One family, one business. For four generations, we have been telling the story and interpreting the land of Alba where everything got its start in the early twentieth century and the Langhe, where vineyards and winery are located through our fine, unique wines. We are constantly eveolving business that values past experience and takes a serious view of the future.
People and personalities. The personality of the business is defined by our ideas and our concept of quality: a broad concept that includes wine, land and grapes and that is accompanied by a strong sense of responsibility, as a wine producer in continuous relation with the outside world.
History and legend mix up in the tale of the origins of Barolo. Barolo was born in the first half of 1800 thanks to the relations and to the foresight of some key figures in the history of our country and of our wines: the Marchioness Giulia Colbert Falletti, Conte Camillo Benso di Cavour and winemakers Di Staglieno and Oudart.

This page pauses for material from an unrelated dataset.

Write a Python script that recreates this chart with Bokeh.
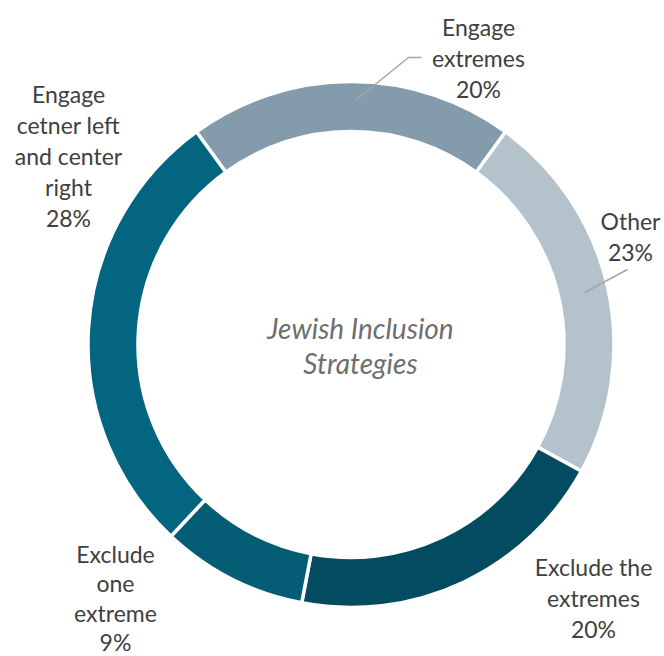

It was general and winemaker Di Staglieno to introduce the method already used in France; later on, other innovations in winemaking came thanks to the suggestions of the oenologist Oudart, employed by Cavour, an acquaintance of the Marchioness Giulia Colbert Falletti, that applied the new techniques to make wine from the Nebbiolo vineyards in the areas of Barolo, La Morra and especially in Serralunga, where he owned the best crus, including Briccolina, although at that time the crus were a way to distinguish the vineyard by name rather than to indicate value or prestige, a use that came later. The advice of Cavour made it possible to obtain a dry wine, suitable to world markets and so noble as to be suitable for aging.
It is said that one day the King Carlo Alberto asked Giulia Colbert to taste his famous Barolo and a few days later in Via Nizza, Turin, passed 325 "carrà" (a type of barrel used at the time) full of precious wine from Serralunga d'Alba: one for each day of the year, except for Lent (the Marquis Falletti had a reputation for being very religious).
The vineyards before all else.
For wines to be an authentic expression of their territory, it is necessary to trust the vineyard and lead it toward self-regulation.
This is why our wine-making is minimalist: sometimes we think it's better to not take action.
No synthetic chemicals for weeds, defence or fertiliser.
No aggressive handling of the soil or the vines.
Sowing of grassy plants and legumes in order to revitalise the soil and reduce soil compaction.
Use of natural phyto-fortifiers to stimulate plants' self defence.